My big trial was a divorce, something I had not even considered possible in my youth. I remember coming home from Venezuela, where I had been living with my now ex-husband, and sitting on Tom Rogers’ living room couch trying very hard not to cry (oh, that delicate balance between emotion and restraint!) as he said so gently, “I want to tell you, I feel that this terrible thing is not your fault.” How I loved Tom, that sweet, empathetic author of controversial plays!
And the play Tom had created — the play that had, for a couple of weeks, resurrected Helmuth Huebener — has stayed with me more than any play I have ever worked in.
For me, Huebener is more a reality today than he was ten years ago. I have grown up, married, divorced, remarried. I have seen more wickedness than I ever imagined I would. I have seen it even in my own nature. I look at the world now with mature eyes — a mother’s eyes — no longer innocent, no longer in secure. I watch my mischievous, willful son and wonder what awaits him, where he will go, what he will do, what he will stand for. I wonder the same, often, about myself. I have scripted some of my own answers to the questions, but scripts can be changed when they don’t work or when the world demands other answers.
I have thought a lot, too, about why the Church closed us down. I finally understood the decision (though I still didn’t agree with it) through the excommunication of a friend who had seen the show and had said to me after wards, “This play means more to me than anything. You can’t understand how much it means. Someday, you will.”

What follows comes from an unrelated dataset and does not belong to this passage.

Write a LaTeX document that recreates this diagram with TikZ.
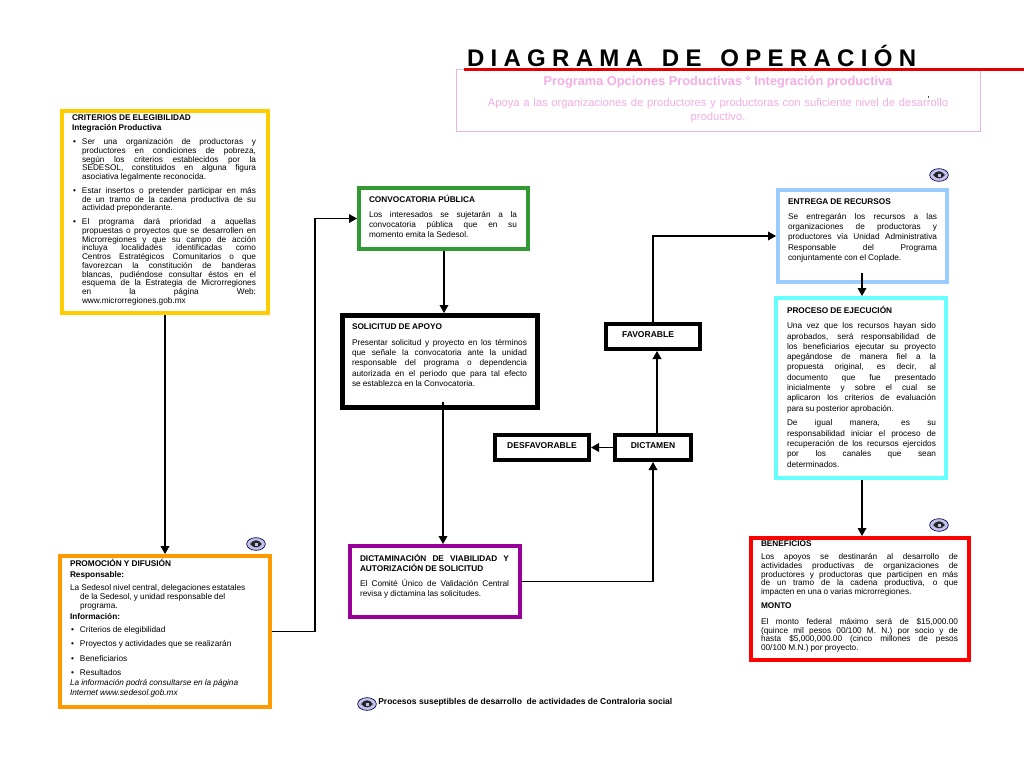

I do understand now. My friend’s cause was polygamy, not, in my opinion, as heroic as anti-Naziism, especially since I know his wife and six children and have seen how, intoxicated by his cause, he has betrayed them and deceived himself. But I can see how he and other on-the-fringe Mormons might find justification for their costly decisions through Huebener’s story and by Huebener’s posthumous reinstatement and heroification. It was more than tormented Germans the Church was protecting. But how I wish Huebener could be honored here as he is in his homeland. Honored, even, by the Church he loved.
My husband went to Berlin last year and visited the chamber where Helmuth Huebener was beheaded. He brought me a pamphlet describing the victims of Naziism who had lost their lives in that dark room. “Helmuth Huebener,” says the pamphlet, “was a member of the American cult, the Church of Jesus Christ of Latter-day Saints.” There was a picture of the boy beside this epitaph.
I read those words several times and looked at Helmuth’s picture (this was the first time I had seen what he really looked like.) I felt I knew him. A young kid — half my age — who had cocked his head “like dis” during Sunday School, had flirted with girls, maybe thought about getting married, certainly thought about doing something important with his life. An insecure kid whose mother had been divorced and whose world was often gloomy and despairing. A quarterbackish kid with dark, wavy hair, light eyes, and dreams. Youth itself at the brink of possibility, full of innocence and purpose.
I think if I could do that prison scene again, I would hold on to the boy even tighter than before. And this time, I know I could cry.